# GOAL:
Begin with the first line of the material and write out each line exactly, ending with the line that contains "src = ColumnDataSource(dict(date=dates, count=counts))". Pictures are not part of the copy.

# INFORMATION PROVIDED:
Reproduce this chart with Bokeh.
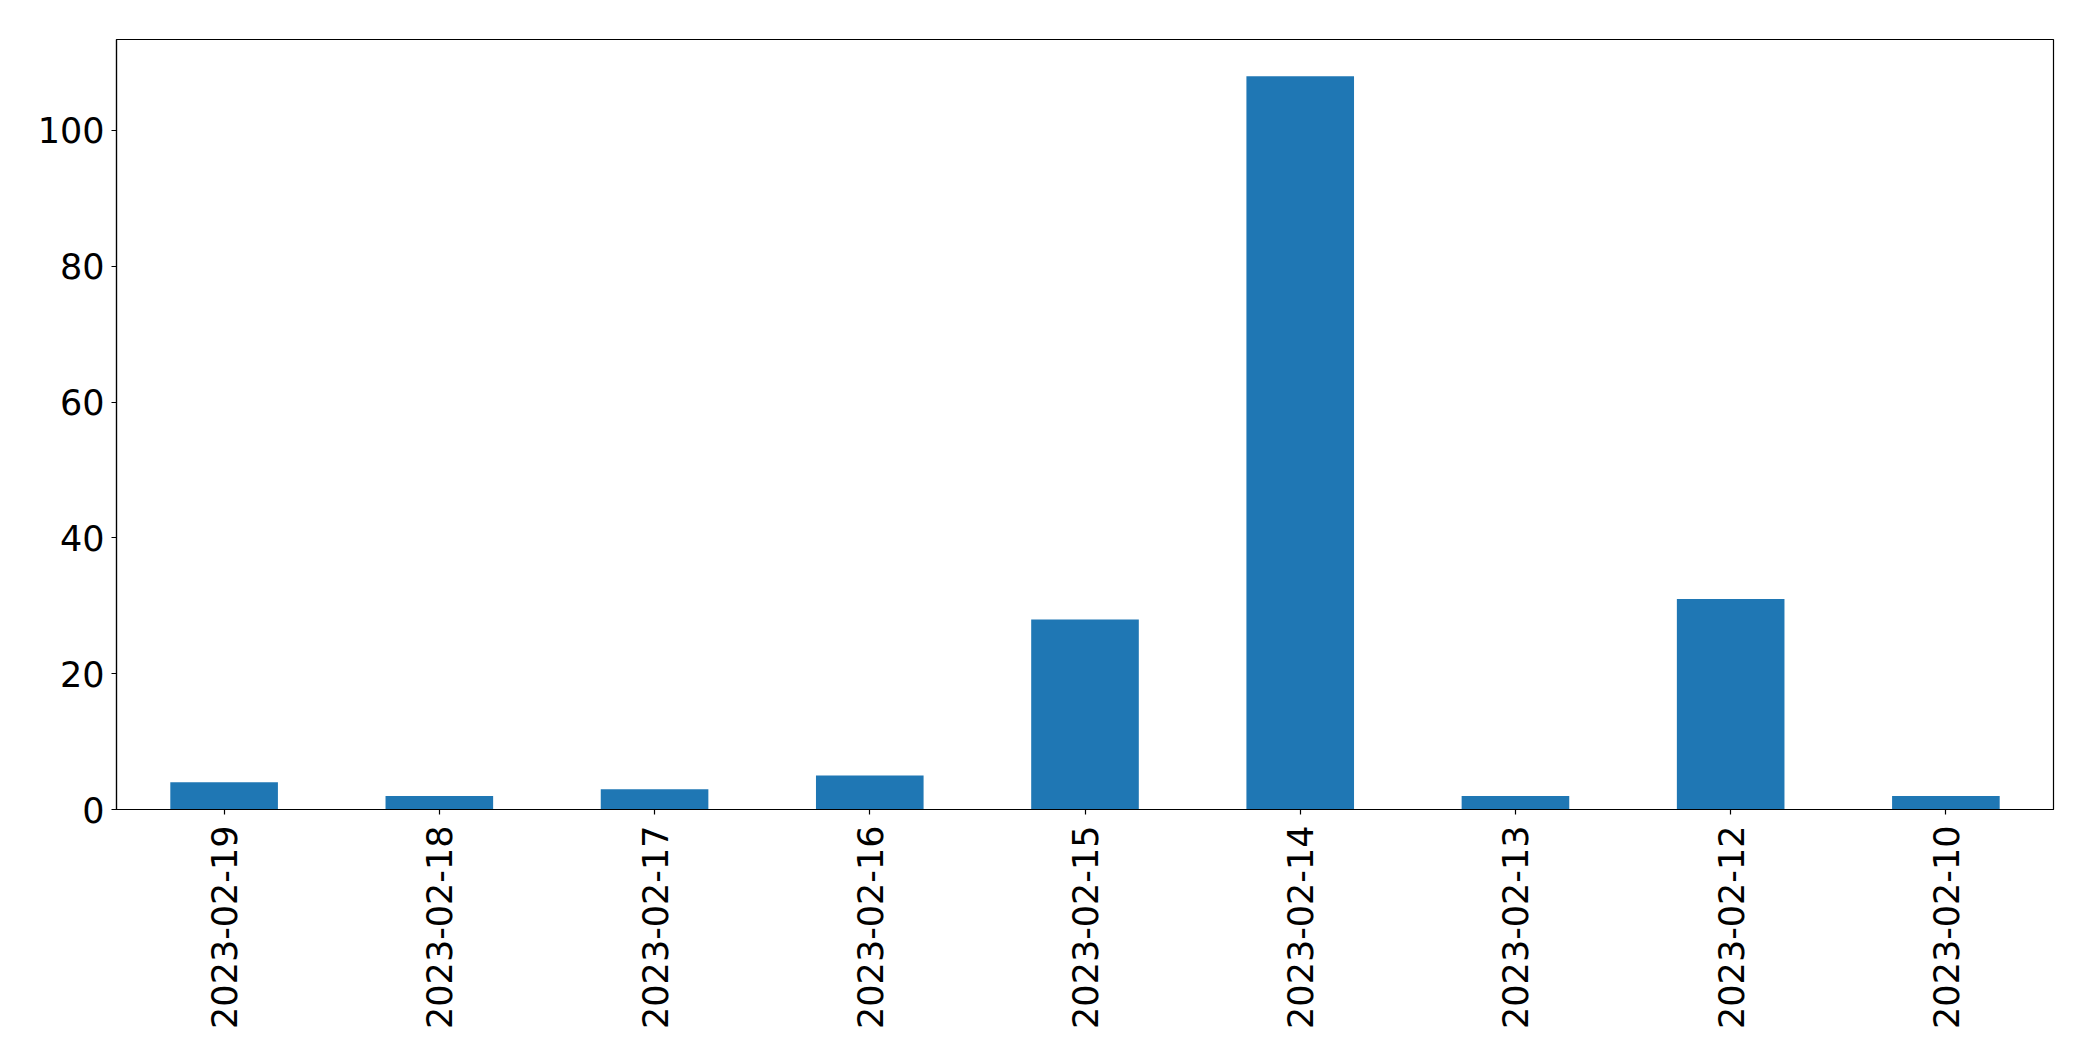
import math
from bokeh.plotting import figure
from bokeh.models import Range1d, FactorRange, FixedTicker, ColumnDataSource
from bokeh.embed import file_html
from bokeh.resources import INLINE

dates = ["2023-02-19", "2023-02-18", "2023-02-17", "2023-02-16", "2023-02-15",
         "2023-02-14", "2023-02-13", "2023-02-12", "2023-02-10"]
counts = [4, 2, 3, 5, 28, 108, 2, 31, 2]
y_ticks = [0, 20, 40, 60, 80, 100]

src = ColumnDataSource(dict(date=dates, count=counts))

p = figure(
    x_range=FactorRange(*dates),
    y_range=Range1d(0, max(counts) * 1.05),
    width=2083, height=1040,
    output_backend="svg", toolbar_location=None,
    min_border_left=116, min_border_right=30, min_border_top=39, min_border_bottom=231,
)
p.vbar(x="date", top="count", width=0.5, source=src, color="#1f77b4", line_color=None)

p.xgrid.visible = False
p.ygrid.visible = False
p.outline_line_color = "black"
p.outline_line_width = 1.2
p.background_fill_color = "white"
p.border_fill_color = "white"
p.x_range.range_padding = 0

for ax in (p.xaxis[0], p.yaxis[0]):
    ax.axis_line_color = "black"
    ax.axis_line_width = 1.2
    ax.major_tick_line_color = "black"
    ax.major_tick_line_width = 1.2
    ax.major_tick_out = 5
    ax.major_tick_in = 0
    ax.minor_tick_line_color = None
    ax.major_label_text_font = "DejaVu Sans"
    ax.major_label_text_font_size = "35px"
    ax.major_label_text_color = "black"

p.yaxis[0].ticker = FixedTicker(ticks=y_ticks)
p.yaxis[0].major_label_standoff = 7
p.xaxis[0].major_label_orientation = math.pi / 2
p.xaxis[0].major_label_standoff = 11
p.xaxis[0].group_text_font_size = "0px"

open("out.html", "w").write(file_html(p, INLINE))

# SOLUTION BELOW:
Reproduce this chart with Bokeh.
import math
from bokeh.plotting import figure
from bokeh.models import Range1d, FactorRange, FixedTicker, ColumnDataSource
from bokeh.embed import file_html
from bokeh.resources import INLINE

dates = ["2023-02-19", "2023-02-18", "2023-02-17", "2023-02-16", "2023-02-15",
         "2023-02-14", "2023-02-13", "2023-02-12", "2023-02-10"]
counts = [4, 2, 3, 5, 28, 108, 2, 31, 2]
y_ticks = [0, 20, 40, 60, 80, 100]

src = ColumnDataSource(dict(date=dates, count=counts))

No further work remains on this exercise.